The cake was super moist and tasty. The spicy icing, thanks in part to my special reserve of Penzey's Extra-Fancy Vietnamese Cinnamon, was red hot. The disappointment challenge ended up being the consistency. The icing was too runny to hold any shape so the final flourish was sadly sad, but it was all in the name of practice. I was actually happy that the wonky, starry swirls and ripples diffused themselves into a slow fade because there would have been certain tragedy had I actually managed to achieve quality flourish only to see it all destroyed in the transport. The bicycle basket and a tupperware container are a bad combo.
I think I'll leave the cupcakes to the professionals and stick with cookies.
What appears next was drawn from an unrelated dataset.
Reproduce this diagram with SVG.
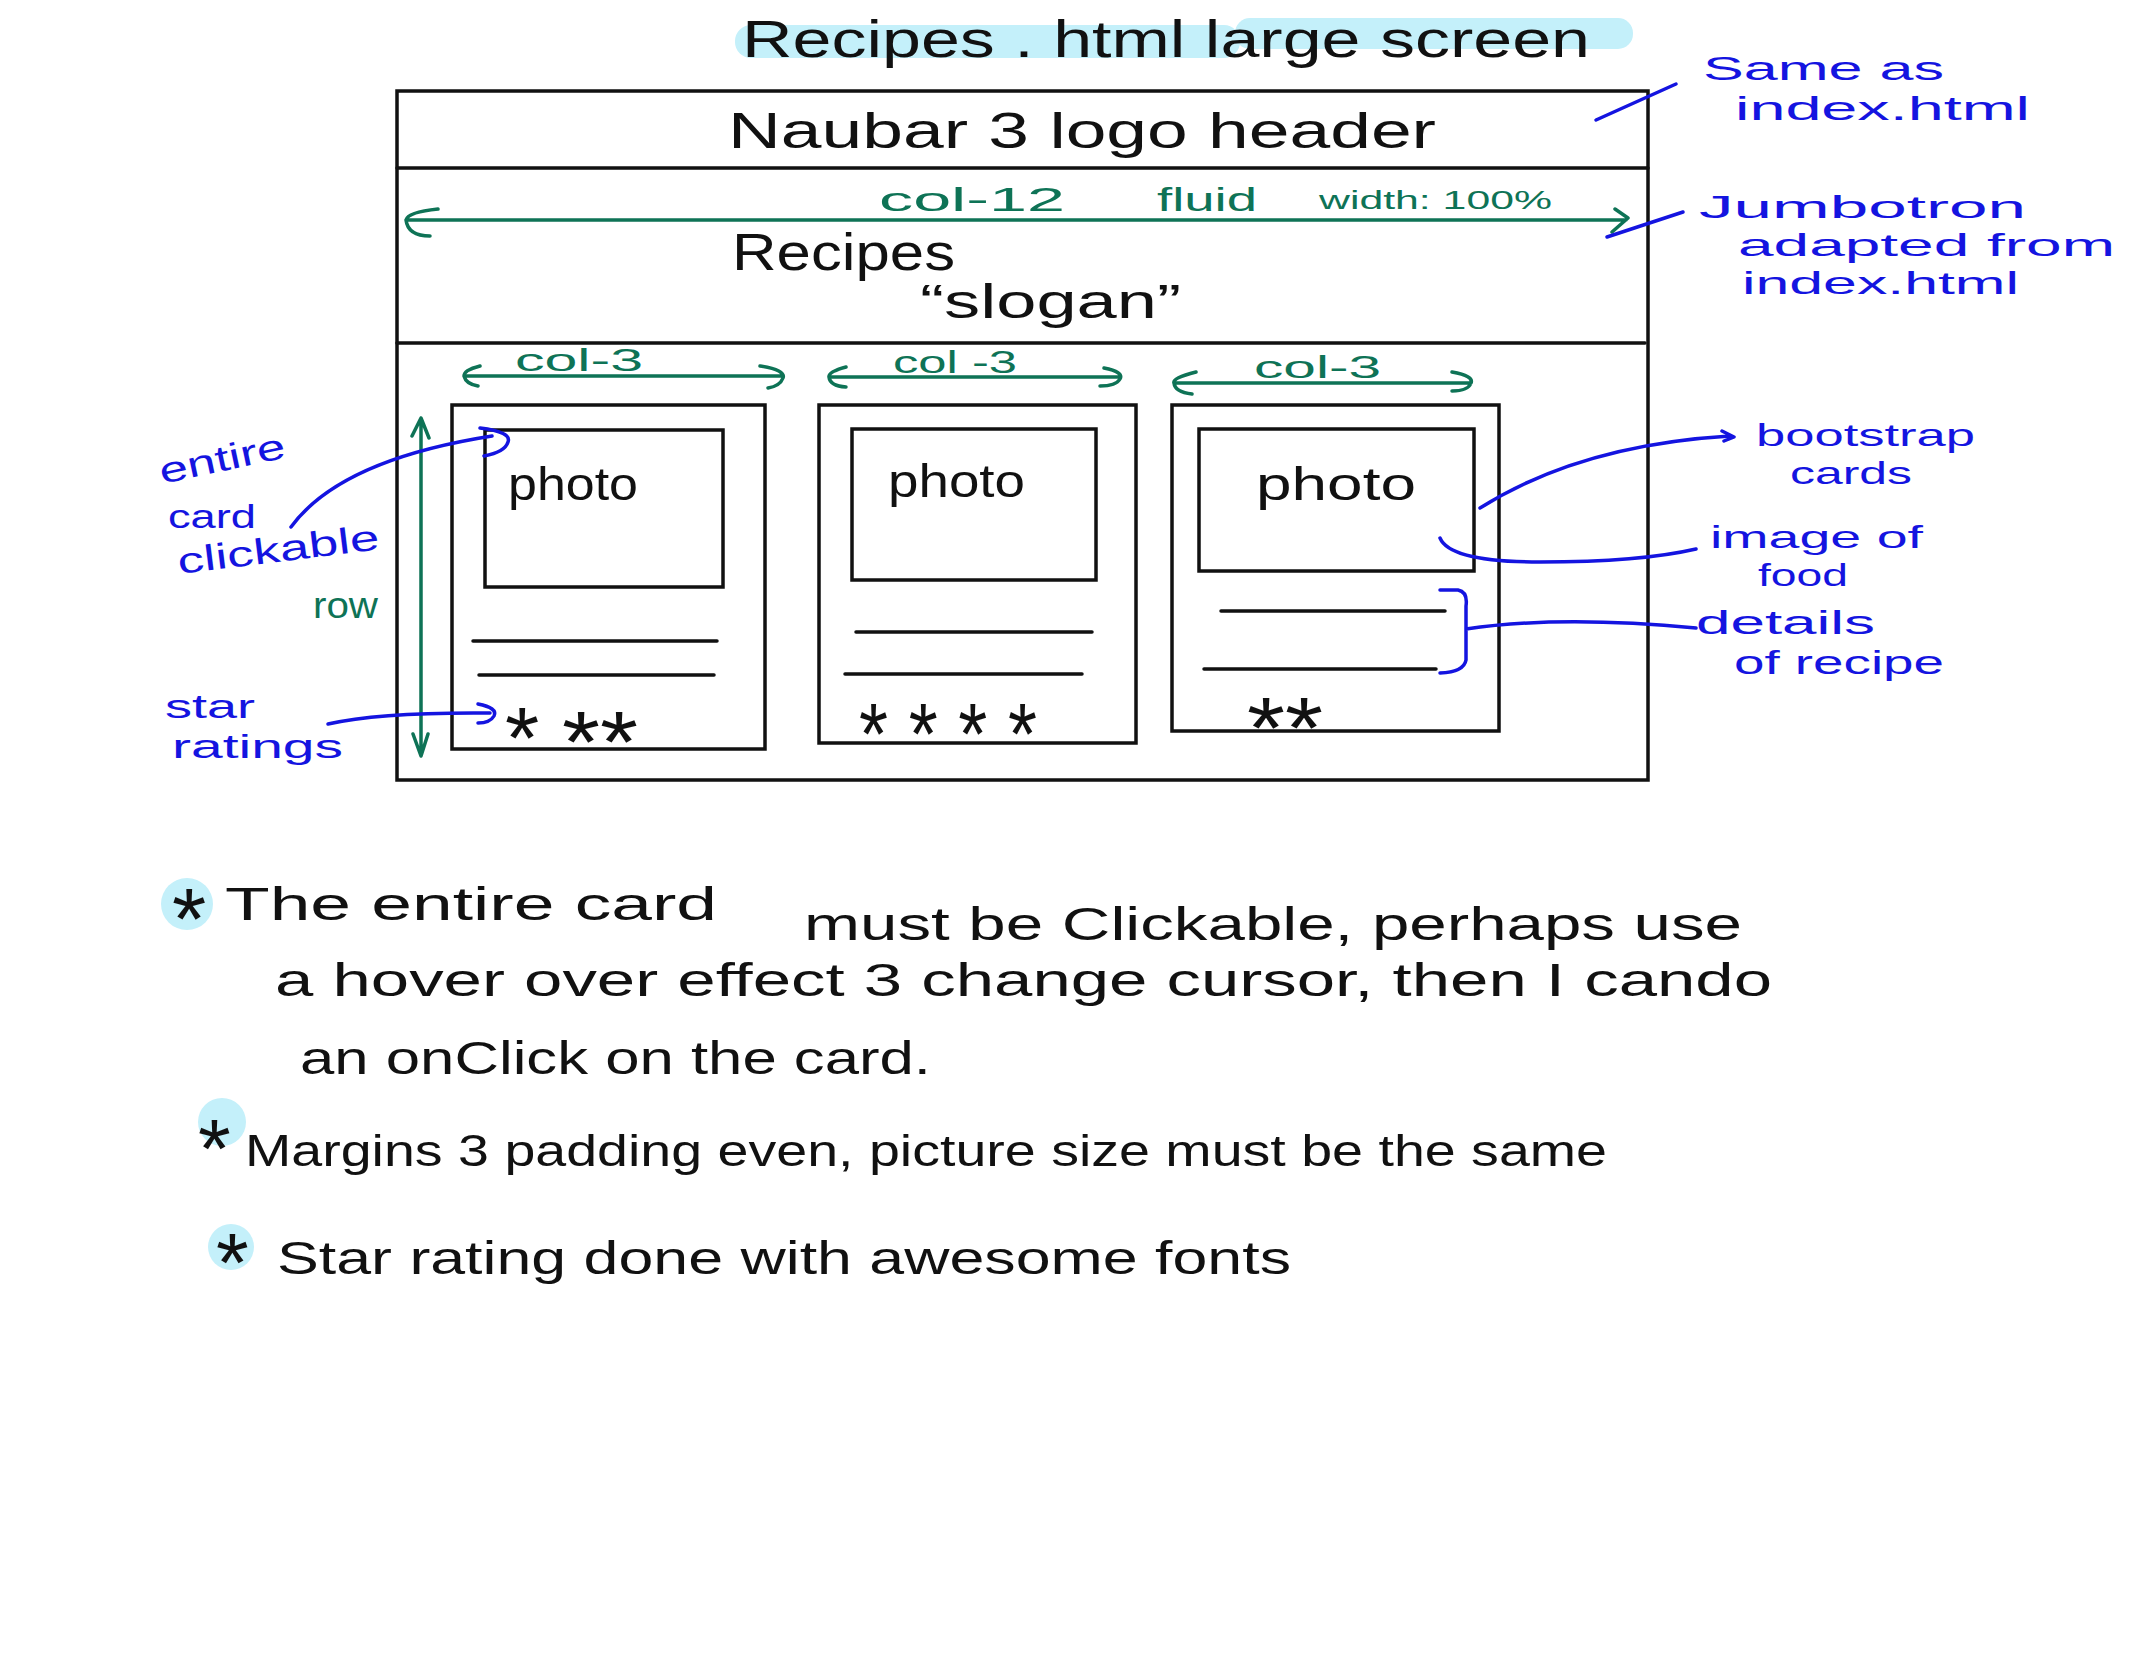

Wednesday, February 1, 2012

bacon jam and eggs on toast


bacon jam and eggs on toast, originally uploaded by riptideredsf.
Just in case anyone may be wondering what you can do with bacon jam...
So far, I've used it on toast with goat cheese. It was good. On a toasted cinnamon raisin bagel with goat cheese, better. The BLT, perfect.
In my attempt to go beyond perfect: bacon jam and eggs on toast with a little twist.
It started when I managed to hit Fresh & Easy at one of the rare times when there were 98 cent loaves of fresh baked Italian bread still on the shelf. This bread is beyond perfect on its own: a crispy crust and unbelievably soft within...AND it's only 98 cents! I said that right? It's worth driving across town for...which I don't have to.
While hugging my cherished loaf, I had a revelation. Grocery shopping in the morning is heaven. How did I not know this? The aesthetically pleasing abundance of fresh foods in a practically empty store all sparkly and untouched? Nuthin' wrong with that. Factor in the freshly stocked clearance shelf and I'm in my Happy Place. I wanna go there right now.
I practically ran home to get this started. It went like this: toast, black bean paste, scrambled eggs, bacon jam then shredded cheddar cheese. Any kind of hummus would do, you need something to keep the scrambled eggs from rolling off your toast. This black bean paste is really, really good. The explosion of cilantro may be too much for some but I love it. I use the whole bunch.

Black Bean Paste
from Plenty by Yotam Ottolenghi

Into your food processor goes:
1 1/2 cups of cooked black beans or a can drained and rinsed
1/2 teaspoon cumin
1/2 teaspoon coriander
1/4 teaspoon cayenne
1/4 teaspoon salt
juice of one lime
a bunch of cilantro stems and leaves chopped

Pulse 4 or 5 times, taste and add more salt if you need it and pulse a few more times until it's a rough paste.

I love my food processor.

bacon jam simmers


Bacon Jam simmers, originally uploaded by riptideredsf.
Ever since I saw the Bacon Jam come up on the America's Test Kitchen newsfeed the other day I have not been able to think of anything else...well, until I started thinking about cupcakes. whoa! bacon? cupcakes?